Em outra fala, Prof. Fletes menciona sobre a pouca filiação ao sindicato de alguns professores recém-ingressos na UFSC em seu departamento. O ponto seria que há uma preocupação excessiva deles com a produtividade acadêmica e isto os impediriam de dedicar parte de seu tempo à participação no sindicato, por exemplo, nas AG”s. Ora, mas há algo errado nisso? A suposta “desmobilização” não deve ser mensurada apenas pela presença em AG, já que pode-se acompanhar muito do sindicato pelos informes diários vinculados na página eletrônica e no Boletim. E, se há mesmo desmobilização, isto é, se temos associados alheios a participar da dinâmica sindical, como explicar um aumento na filiação? Não faz muito sentido. Vale lembrar que somos uma categoria com uma natureza diferente, e o que determina o quanto um indivíduo se dedica as suas atividades acadêmicas (ensino e pesquisa) não é algo determinado apenas pelo gosto individual, mas também pelas peculiaridades e exigências de cada área. Assim, é ilusório achar que todos irão responder as demandas do sindicato da mesma forma, ou com a mesma intensidade. Vale aqui a regra: cada um faz o que pode!

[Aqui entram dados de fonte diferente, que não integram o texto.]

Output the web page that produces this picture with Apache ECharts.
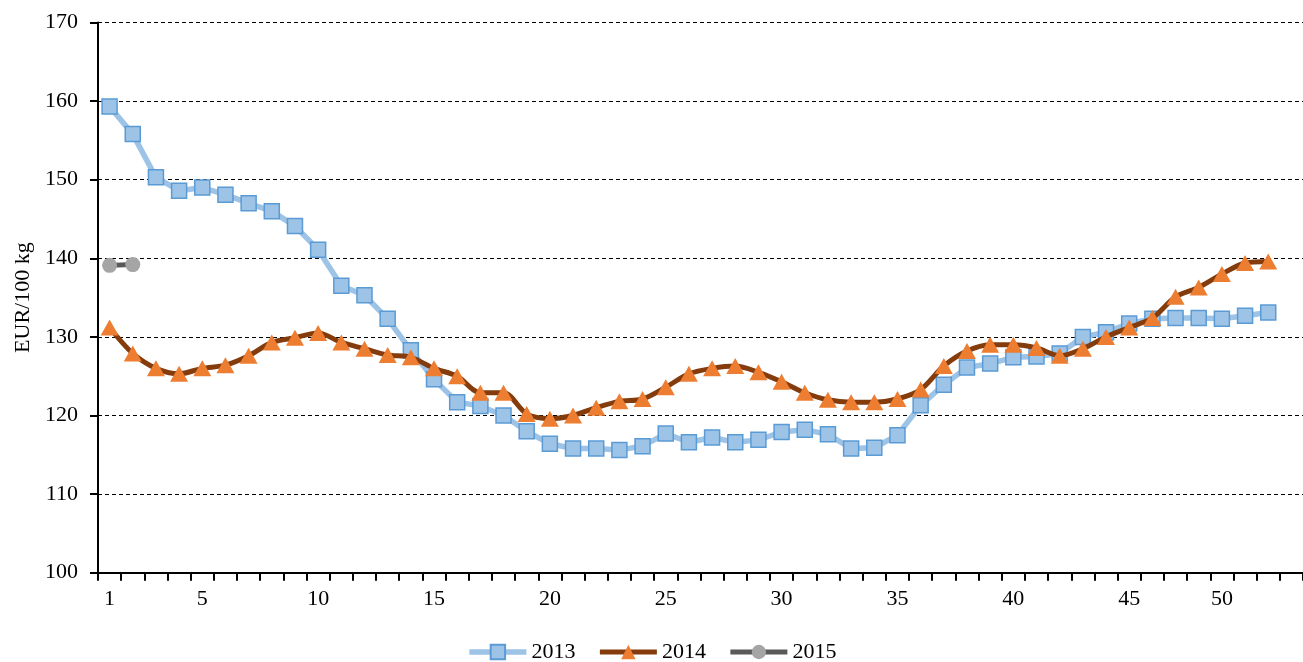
<!DOCTYPE html>
<html>
<head>
<meta charset="utf-8">
<script src="https://cdn.jsdelivr.net/npm/echarts@6/dist/echarts.min.js"></script>
<style>
html,body{margin:0;padding:0;background:#fff;}
#chart{width:1303px;height:662px;}
</style>
</head>
<body>
<div id="chart"></div>
<script>
// Category tick labels (52 week slots)
const weekLabels = ["1","","","","5","","","","","10","","","","","15","","","","","20","","","","","25","","","","","30","","","","","35","","","","","40","","","","","45","","","","50","","",""];

const seriesNames = ["2013","2014","2015"];

const values2013 = [159.3,155.8,150.3,148.6,149.0,148.1,147.0,146.0,144.1,141.1,
  136.5,135.3,132.3,128.3,124.6,121.7,121.2,120.0,118.0,116.4,
  115.8,115.8,115.6,116.1,117.7,116.6,117.2,116.6,116.9,117.9,
  118.2,117.6,115.8,115.9,117.5,121.3,123.9,126.1,126.6,127.4,
  127.5,127.9,130.0,130.6,131.7,132.3,132.4,132.4,132.3,132.7,133.1];

const values2014 = [131.2,127.9,126.0,125.3,126.0,126.4,127.6,129.3,129.9,130.5,
  129.3,128.5,127.7,127.4,126.0,125.0,122.9,122.9,120.2,119.6,
  120.0,121.0,121.8,122.1,123.6,125.3,126.0,126.3,125.5,124.3,
  122.9,122.0,121.7,121.7,122.1,123.3,126.3,128.2,129.0,129.0,
  128.6,127.6,128.5,130.0,131.2,132.4,135.1,136.3,138.0,139.4,139.6];

const values2015 = [139.1,139.2];

const yTicks = {min:100, max:170, interval:10};

const FONT = 'Liberation Serif, Times New Roman, serif';

const chart = echarts.init(document.getElementById('chart'));
chart.setOption({
  animation:false,
  backgroundColor:'#fff',
  textStyle:{fontFamily:FONT},
  grid:{left:98, right:0, top:22.5, bottom:89.3, containLabel:false},
  legend:{
    data:seriesNames,
    top:636,
    left:'center',
    itemWidth:57,
    itemHeight:18,
    itemGap:22,
    lineStyle:{width:'inherit'},
    textStyle:{fontFamily:FONT, fontSize:22, color:'#000'}
  },
  xAxis:{
    type:'category',
    data:weekLabels,
    boundaryGap:true,
    axisLine:{show:true, lineStyle:{color:'#000', width:2}},
    axisTick:{show:true, interval:0, length:8, lineStyle:{color:'#000', width:2}},
    axisLabel:{interval:0, margin:16, color:'#000', textStyle:{fontFamily:FONT, fontSize:22}, fontFamily:FONT, fontSize:22},
    splitLine:{show:false}
  },
  yAxis:{
    type:'value',
    min:yTicks.min, max:yTicks.max, interval:yTicks.interval,
    name:'EUR/100 kg',
    nameLocation:'middle',
    nameGap:63,
    nameRotate:90,
    nameTextStyle:{fontFamily:FONT, fontSize:22, color:'#000'},
    axisLine:{show:true, lineStyle:{color:'#000', width:2}},
    axisTick:{show:true, length:8, lineStyle:{color:'#000', width:2}},
    axisLabel:{margin:20, color:'#000', fontFamily:FONT, fontSize:22},
    splitLine:{show:true, lineStyle:{color:'#000', width:1, type:[4,3]}}
  },
  series:[
    {
      name:seriesNames[0], type:'line', data:values2013,
      symbol:'rect', symbolSize:15,
      lineStyle:{color:'#9DC3E6', width:5.5},
      itemStyle:{color:'#9DC3E6', borderColor:'#5B9BD5', borderWidth:1.5},
      z:2
    },
    {
      name:seriesNames[1], type:'line', data:values2014,
      smooth:0.3,
      symbol:'triangle', symbolSize:[18,16],
      lineStyle:{color:'#843C0C', width:5},
      itemStyle:{color:'#ED7D31', borderColor:'#ED7D31', borderWidth:0},
      z:3
    },
    {
      name:seriesNames[2], type:'line', data:values2015,
      symbol:'circle', symbolSize:15,
      lineStyle:{color:'#595959', width:5},
      itemStyle:{color:'#A5A5A5', borderWidth:0},
      z:4
    }
  ]
});
</script>
</body>
</html>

Lembro uma conversa com um colega que tem uma produção acadêmica robusta e que tem 20 horas de pesquisa. Tal colega mencionava a importância de se honrar às 20 horas com uma pesquisa relevante e internacionalmente referenciada, já que isso abona o professor de metade de suas obrigações docentes, algo que tem um custo financeiro enorme. Ora, o zelo que este colega demonstra ter no uso do recurso público não é algo para ser criticado, ou posto em oposição por uma pretensa obrigação de ter que se mobilizar para lutar por isso e aquilo junto ao sindicato. Mais uma vez, vale a regra, cada um faz o que pode, assim, quem dá conta de suas atividades na forma que considera satisfatório dada as exigências de sua área que aplique parte de seu tempo ao que o sindicato exige, sem, contudo, aparelhá-lo, ou achar que todos devam fazer igual. É tempo de deixarmos a visão antiga que ainda se tem do sindicato. Os tempos mudaram, … mudaram rápido, e continuam mudando.